February 10, 2013
Following ECFR European Foreign Policy Scorecard I find one important question for national policy makers: how relevant are global governance and EU foreign policy for different groups of states? We have witnessed the dominant behaviour of the biggest states (France, Germany, UK) and scorecard shows relative inaction of Greece, Latvia, Romania, Lithuania, Portugal, Cyprus, Slovenia, Bulgaria, Estonia, Malta, Slovakia, also called top slackers. Is their strategic choice to join the alliances with one of the big three or could we find some other real life problems behind the data provided by ECFR?
I would dig into collective behaviour of EU: what is the collective identity of EU and what kind of values are turned into policies on the community level? We could think of European values based on history, organisational culture, identity shift, and values as soft power approach, secularization, rule of law, parliamentary democracy, normativization, demilitarization in comparison to US etc.

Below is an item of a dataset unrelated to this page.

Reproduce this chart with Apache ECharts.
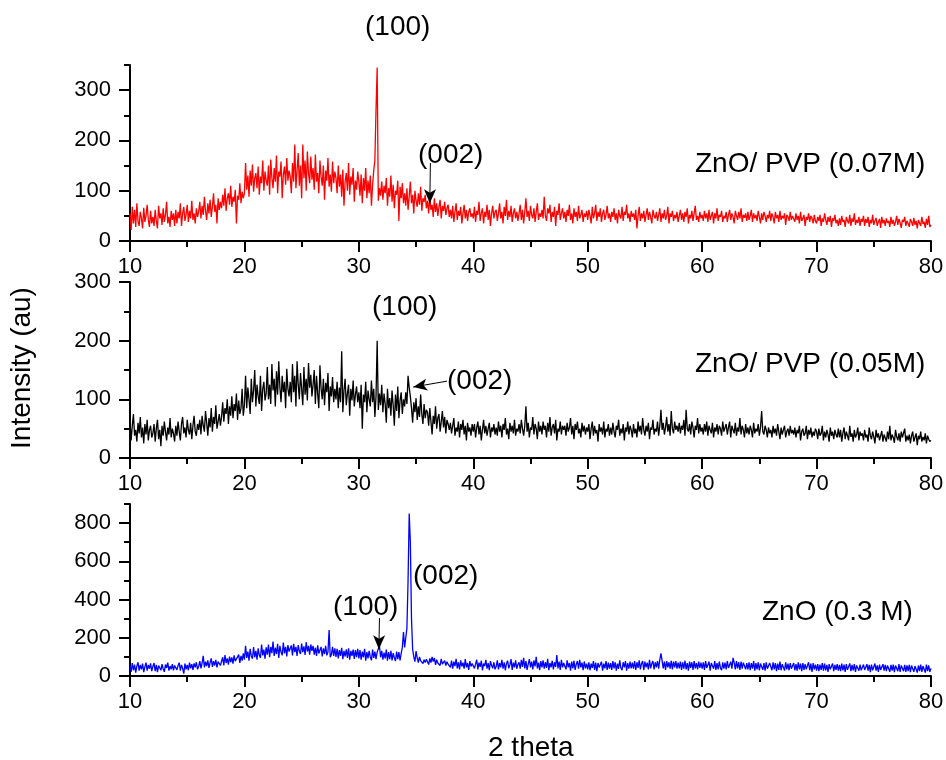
<!DOCTYPE html>
<html>
<head>
<meta charset="utf-8">
<script src="https://cdn.jsdelivr.net/npm/echarts@6/dist/echarts.min.js"></script>
<style>html,body{margin:0;padding:0;background:#fff;}#c{width:946px;height:760px;}</style>
</head>
<body>
<div id="c"></div>
<script>
// 2-theta sampling grid (degrees)
const twoThetaStart = 10;
const twoThetaStep = 0.1;
const xTicks = [10, 20, 30, 40, 50, 60, 70, 80];

// ZnO/ PVP (0.07M) intensities, one value per 0.1 deg from 10 to 80
const pvp007 = [
55,22,68,35,62,28,75,40,30,58, 45,25,66,38,50,72,42,28,60,35,
48,30,62,40,25,70,45,55,32,65, 38,52,78,35,48,28,60,42,55,30,
62,35,58,45,75,30,55,68,40,52, 72,38,60,45,80,42,55,35,65,48,
58,78,45,70,52,88,60,42,75,55, 82,48,68,95,58,72,35,85,62,78,
65,92,70,105,60,85,95,72,110,68, 88,78,102,35,90,82,115,75,98,85,
95,155,102,130,88,140,110,152,98,125, 135,105,148,92,128,115,160,100,138,120,
110,150,92,162,125,105,145,118,170,95, 138,128,158,85,132,148,112,165,120,140,
128,95,155,118,192,105,140,175,110,150, 85,192,125,160,100,178,135,115,168,122,
145,102,172,118,135,95,160,128,110,150, 82,140,120,165,108,132,98,158,115,138,
125,95,150,108,132,88,142,70,118,135, 100,155,92,128,112,145,78,120,102,138,
118,90,132,75,125,100,145,85,120,95, 130,70,112,140,160,262,345,80,105,90,
118,82,110,95,125,70,105,88,130,78, 112,65,100,92,120,40,108,85,115,75,
95,70,105,62,88,118,75,92,55,100, 80,68,95,72,108,60,85,78,92,65,
80,55,88,62,72,48,85,58,75,50, 68,82,45,70,60,78,52,65,72,48,
62,45,70,38,58,75,42,60,50,68, 35,55,72,45,62,40,58,65,48,55,
45,68,38,60,52,78,40,55,65,35, 58,48,72,42,62,30,55,70,45,58,
62,40,55,75,45,58,35,68,50,82, 42,60,48,70,38,55,65,45,58,40,
55,72,42,62,35,58,85,48,60,40, 70,52,45,65,38,58,75,42,55,48,
62,45,88,50,40,65,55,72,38,58, 48,68,30,60,52,75,42,55,65,45,
58,38,62,50,72,42,55,35,65,48, 58,40,70,45,52,62,38,55,48,60,
42,62,50,35,68,45,55,72,40,58, 48,65,38,55,62,42,52,70,45,55,
38,58,48,65,42,55,35,62,50,45, 68,40,58,52,72,45,55,38,60,48,
55,42,62,25,50,68,40,55,45,60, 38,52,65,42,58,48,35,62,50,45,
58,40,52,65,38,55,45,62,42,50, 68,35,55,48,60,40,52,45,58,38,
50,62,42,55,38,58,48,65,35,52, 45,60,40,55,70,42,50,38,58,45,
52,40,60,45,55,38,62,42,50,58, 35,55,45,65,40,52,48,60,38,50,
45,58,38,52,62,42,55,48,35,60, 50,42,58,45,65,38,52,46,55,40,
58,42,50,62,38,55,45,52,40,60, 48,35,55,42,58,50,38,52,45,60,
40,55,48,35,58,45,52,38,60,42, 50,45,55,32,52,48,40,58,42,50,
48,38,55,42,50,35,58,40,45,52, 30,48,42,55,38,50,45,35,52,40,
35,48,40,52,30,45,38,55,42,32, 48,38,50,28,45,40,52,35,42,30,
45,32,50,38,42,28,48,40,35,52, 30,45,38,55,32,42,36,48,30,44,
38,50,30,44,36,48,28,42,35,52, 32,40,46,30,38,44,26,48,35,42,
30,45,36,40,28,48,34,42,30,38, 50,32,44,36,26,42,38,48,30,40,
35,28,44,38,30,46,32,40,25,42, 36,30,48,34,38,26,44,32,50,28,
32];

// ZnO/ PVP (0.05M)
const pvp005 = [
62,30,55,75,38,48,28,60,42,70, 35,52,25,58,40,65,30,48,55,35,
42,58,28,50,65,32,48,20,55,38, 62,45,30,52,40,68,35,50,42,28,
55,38,62,45,30,58,70,42,52,35, 65,48,40,60,32,55,72,45,38,58,
48,65,40,72,55,45,80,60,38,68, 52,85,45,70,58,90,50,62,75,55,
70,95,62,85,75,100,58,88,72,105, 68,92,80,110,65,98,75,85,118,72,
90,140,85,120,100,75,135,95,115,150, 88,125,105,92,140,80,118,130,98,110,
155,100,125,92,160,115,135,88,148,108, 165,120,95,140,112,130,85,152,118,105,
130,95,160,112,140,88,165,125,100,145, 118,90,155,108,135,98,162,120,142,105,
125,150,92,140,110,85,158,118,100,135, 90,128,112,145,80,122,105,138,95,118,
100,130,85,120,95,182,78,115,135,90, 110,125,72,118,98,132,88,108,122,95,
112,85,125,50,108,95,130,78,115,100, 88,132,95,118,70,105,200,82,110,90,
125,78,110,92,60,118,85,102,72,115, 90,55,108,80,122,68,98,112,75,100,
88,112,92,140,120,105,85,60,95,78, 102,65,88,70,108,75,58,92,68,82,
78,55,85,62,40,72,58,88,50,68, 75,45,62,80,52,70,42,65,58,48,
60,42,55,68,38,52,45,62,35,58, 48,65,40,55,30,60,45,52,38,58,
45,58,35,52,62,40,55,30,48,65, 42,55,38,50,60,35,52,45,58,40,
52,38,62,45,55,35,58,48,68,40, 50,32,60,45,55,42,65,38,50,45,
58,42,65,50,38,55,88,45,60,35, 52,48,70,40,58,50,32,62,45,55,
40,62,48,55,35,60,45,70,38,52, 58,42,65,30,50,45,62,40,55,48,
55,38,60,45,52,68,40,55,32,58, 48,62,42,50,35,60,45,55,40,52,
45,58,32,50,62,38,55,42,48,28, 58,45,52,40,62,35,50,45,58,38,
52,40,60,45,35,55,48,65,38,50, 42,58,30,52,45,62,40,55,48,35,
58,42,50,35,62,45,55,40,68,48, 38,55,45,60,32,52,48,65,40,50,
45,62,38,55,82,48,60,40,52,70, 45,58,38,80,50,42,62,48,55,45,
60,42,55,48,65,38,82,50,45,58, 40,62,52,35,55,48,68,42,58,45,
52,40,58,45,62,38,55,48,42,60, 35,52,45,58,40,55,50,38,62,45,
45,58,40,52,62,35,55,48,42,60, 38,52,45,68,40,55,48,35,58,42,
52,40,55,48,35,60,42,50,45,58, 38,52,80,45,40,55,48,35,52,42,
48,35,55,42,50,38,58,45,32,52, 40,48,55,35,45,50,38,55,42,48,
40,52,35,48,42,55,30,45,50,38, 42,55,32,48,40,52,35,45,38,50,
45,32,50,38,42,55,30,45,35,48, 40,28,52,38,45,32,48,40,35,50,
35,48,28,42,52,32,45,38,30,55, 36,42,28,48,35,40,52,30,45,38,
42,30,48,35,40,28,52,38,32,45, 36,25,48,35,42,30,38,46,28,40,
38,28,45,32,55,30,40,35,26,48, 36,30,42,28,45,35,32,50,28,38,
30,40,25,38,45,28,35,42,22,38, 32,45,28,36,30,42,25,38,32,28,
30];

// ZnO (0.3 M)
const zno03 = [
55,22,68,30,60,18,52,72,28,58, 35,65,20,48,70,28,58,38,66,25,
50,68,25,58,20,55,65,30,62,38, 22,60,42,70,28,52,35,62,30,55,
62,32,55,70,28,58,40,12,65,35, 58,30,70,40,62,32,66,45,72,35,
50,78,40,68,105,45,75,52,82,42, 70,92,48,78,55,85,45,75,82,55,
62,98,55,110,68,92,60,102,72,98, 65,108,78,70,100,112,68,105,80,118,
85,158,95,128,80,142,105,90,152,98, 132,85,145,108,95,165,108,138,90,150,
112,165,98,152,120,180,105,148,115,168, 95,158,125,108,175,118,152,102,162,128,
118,160,108,168,125,152,105,162,130,115, 170,125,155,110,178,128,158,112,165,132,
158,112,148,105,160,118,110,152,102,145, 115,158,108,125,240,98,112,152,105,145,
100,142,92,135,105,148,88,132,102,140, 95,145,85,132,105,138,90,135,98,142,
92,135,85,128,98,142,80,125,92,132, 100,82,138,95,128,88,125,132,158,98,
132,85,122,92,138,80,125,88,132,82, 120,95,78,128,88,125,82,118,150,230,
150,200,250,500,850,700,300,140,100,75, 130,95,70,100,80,90,65,85,70,88,
80,60,92,70,100,75,95,58,85,68, 78,55,90,62,72,80,55,75,62,70,
45,80,38,75,52,90,40,72,35,82, 50,70,38,88,45,68,32,78,50,65,
75,40,62,85,35,70,48,80,30,65, 52,85,38,68,30,78,55,40,72,35,
50,82,35,68,45,85,38,72,30,65, 80,40,58,88,32,70,45,82,38,60,
72,38,85,48,95,40,78,32,62,88, 45,75,35,82,50,100,40,70,30,78,
45,82,38,72,42,90,30,68,45,80, 35,72,48,110,40,75,32,85,45,68,
72,35,82,45,68,28,75,40,80,32, 62,78,38,85,45,70,30,76,40,65,
35,72,30,65,42,78,32,70,25,68, 45,35,75,28,65,40,78,32,70,38,
68,32,78,40,72,28,65,38,82,42, 30,72,45,78,28,68,38,75,40,70,
38,78,32,72,42,82,35,65,78,30, 75,45,70,35,85,40,65,78,35,72,
45,78,38,85,118,80,40,75,32,78, 45,72,38,80,35,75,45,78,38,70,
40,75,32,72,38,80,35,68,28,75, 42,72,32,78,40,68,35,75,42,70,
38,72,32,78,42,35,75,28,68,72, 38,78,32,68,35,75,42,30,72,38,
70,35,78,42,32,75,38,95,70,35, 78,40,72,32,75,38,70,78,35,68,
35,72,30,68,38,78,28,68,35,72, 30,65,75,32,68,28,72,38,30,68,
65,30,72,35,68,25,65,32,75,30, 62,70,28,72,35,65,30,68,38,28,
68,30,62,28,72,35,65,25,68,32, 62,35,28,72,30,65,22,68,35,60,
28,62,25,60,32,68,28,65,30,58, 22,62,35,28,65,25,58,32,62,28,
58,25,65,30,60,22,62,32,28,66, 25,58,30,62,22,55,65,28,60,30,
25,60,32,22,62,28,58,20,60,30, 25,65,28,56,22,60,32,25,62,28,
58,25,55,62,22,58,28,60,20,55, 60,25,62,22,55,60,25,58,22,56,
25,58,20,55,62,22,52,58,18,55, 25,60,22,52,58,18,60,25,55,22,
40];

const seriesNames = ['ZnO/ PVP (0.07M)', 'ZnO/ PVP (0.05M)', 'ZnO (0.3 M)'];
const seriesColors = ['#ff0000', '#000000', '#0000ff'];
const yMax = [350, 300, 900];
const yMajor = [[0,100,200,300], [0,100,200,300], [0,200,400,600,800]];
const yMinorStep = [50, 50, 100];
// annotation arrows in data coords: [panel, x1, y1, x2, y2]
const arrows = [
  [0, 36.25, 155, 36.2, 75],
  [1, 37.7, 131, 34.75, 121],
  [2, 31.8, 303, 31.75, 140]
];

const FONT = 'Liberation Sans, Arial, sans-serif';
const toPairs = arr => arr.map((v, i) => [+(twoThetaStart + i * twoThetaStep).toFixed(2), v]);
const allData = [pvp007, pvp005, zno03];

const gridPos = [
  {top: 65, height: 176},
  {top: 282, height: 176},
  {top: 504, height: 172}
];

const grids = gridPos.map(g => ({left: 130, right: 15, top: g.top, height: g.height, containLabel: false, outerBoundsMode: 'none'}));

const axisLineStyle = {color: '#000', width: 2};

const xAxes = gridPos.map((g, i) => ({
  type: 'value', gridIndex: i, min: 10, max: 80, interval: 10,
  axisLine: {show: true, onZero: false, lineStyle: axisLineStyle},
  axisTick: {show: true, length: 11, lineStyle: {color: '#000', width: 2}},
  minorTick: {show: true, splitNumber: 2, length: 6, lineStyle: {color: '#000', width: 2}},
  axisLabel: {show: true, margin: 15, color: '#000', fontSize: 22, fontFamily: FONT,
    customValues: xTicks},
  splitLine: {show: false}, minorSplitLine: {show: false}
}));

const yAxes = [];
gridPos.forEach((g, i) => {
  yAxes.push({
    type: 'value', gridIndex: i, min: 0, max: yMax[i], interval: yMajor[i][1],
    axisLine: {show: true, onZero: false, lineStyle: axisLineStyle},
    axisTick: {show: true, length: 11, lineStyle: {color: '#000', width: 2}, customValues: yMajor[i]},
    axisLabel: {show: true, margin: 19, color: '#000', fontSize: 22, fontFamily: FONT, customValues: yMajor[i],
      formatter: v => (yMajor[i].indexOf(v) >= 0 ? String(v) : '')},
    splitLine: {show: false}
  });
  yAxes.push({
    type: 'value', gridIndex: i, min: 0, max: yMax[i], interval: yMinorStep[i], position: 'left',
    axisLine: {show: false},
    axisTick: {show: true, length: 6, lineStyle: {color: '#000', width: 2}},
    axisLabel: {show: false},
    splitLine: {show: false}
  });
});

const series = allData.map((arr, i) => ({
  name: seriesNames[i], type: 'line', xAxisIndex: i, yAxisIndex: i * 2,
  data: toPairs(arr), showSymbol: false, symbol: 'none', silent: true,
  lineStyle: {color: seriesColors[i], width: 1.3}, itemStyle: {color: seriesColors[i]},
  animation: false,
  markLine: {
    silent: true, animation: false,
    symbol: ['none', 'arrow'], symbolSize: [9, 14],
    label: {show: false},
    lineStyle: {color: '#000', width: 1, type: 'solid'},
    data: arrows.filter(a => a[0] === i).map(a => [{coord: [a[1], a[2]]}, {coord: [a[3], a[4]]}])
  }
}));

const txt = (x, y, text, size, extra) => Object.assign({
  type: 'text', x: x, y: y, silent: true,
  style: {text: text, fill: '#000', fontSize: size, fontFamily: FONT, align: 'left', verticalAlign: 'middle'}
}, extra || {});

const graphics = [
  txt(365, 27, '(100)', 28),
  txt(418, 155, '(002)', 28),
  txt(695, 164, seriesNames[0], 28),
  txt(372, 307, '(100)', 28),
  txt(447, 381, '(002)', 28),
  txt(695, 364, seriesNames[1], 28),
  txt(333, 607, '(100)', 28),
  txt(413, 576, '(002)', 28),
  txt(762, 612, seriesNames[2], 28),
  txt(488, 748, '2 theta', 28),
  {type: 'text', x: 22, y: 368, rotation: Math.PI / 2, silent: true,
   style: {text: 'Intensity (au)', fill: '#000', fontSize: 28, fontFamily: FONT, align: 'center', verticalAlign: 'middle'}}
];
// length sanity check (shows only if a series is mis-sized)
const lens = allData.map(a => a.length);
if (lens.some(l => l !== 701)) graphics.push(txt(140, 720, 'LEN ' + lens.join(','), 12));

const chart = echarts.init(document.getElementById('c'), null, {renderer: 'canvas'});
chart.setOption({
  animation: false,
  backgroundColor: '#fff',
  grid: grids,
  xAxis: xAxes,
  yAxis: yAxes,
  series: series,
  graphic: graphics
});
</script>
</body>
</html>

I would also look into the real life problems – is it true that small states tend to hand over global governance to the Community, because they can not really be effective in managing global issues, given the limits of their atomised powers? Perhaps they choose different priorities on national level and devote their resources to regional or local politics such as Eastern neighbourhood or Balkans development. These multilateral niche projects are somehow overlooked by scorecard, even if they really represent the soft fabric of international relations. There is also a pervasive notion of EU periphery, leading to complacency and accommodation of slackers. Truly, ECFR admits EU is “exporting the crisis to its already-troubled periphery and this is to some extent undercutting its policy in the region.”
Bilaterally, China features high in Slovenia which organised Bled Strategic Forum with panel enhancing Europe’s strategic dialogue with China. Prof. Zhu Liqun, vice president of China Foreign Affairs University and Secretary-General of the China National Association for International Studies, rejected the question of whether China is willing to help Euro as rhetorical, as China perceives it is already doing it and contributing to the European financial stability. Dilemma was turned on its head: “Is Europe ready to accept Chinese investment and can resist the temptation of politicizing Chinese investment and protectionism?” It is obvious that values behind this question will not make it into European foreign policy, but peripheral countries have been already forced to make a decision.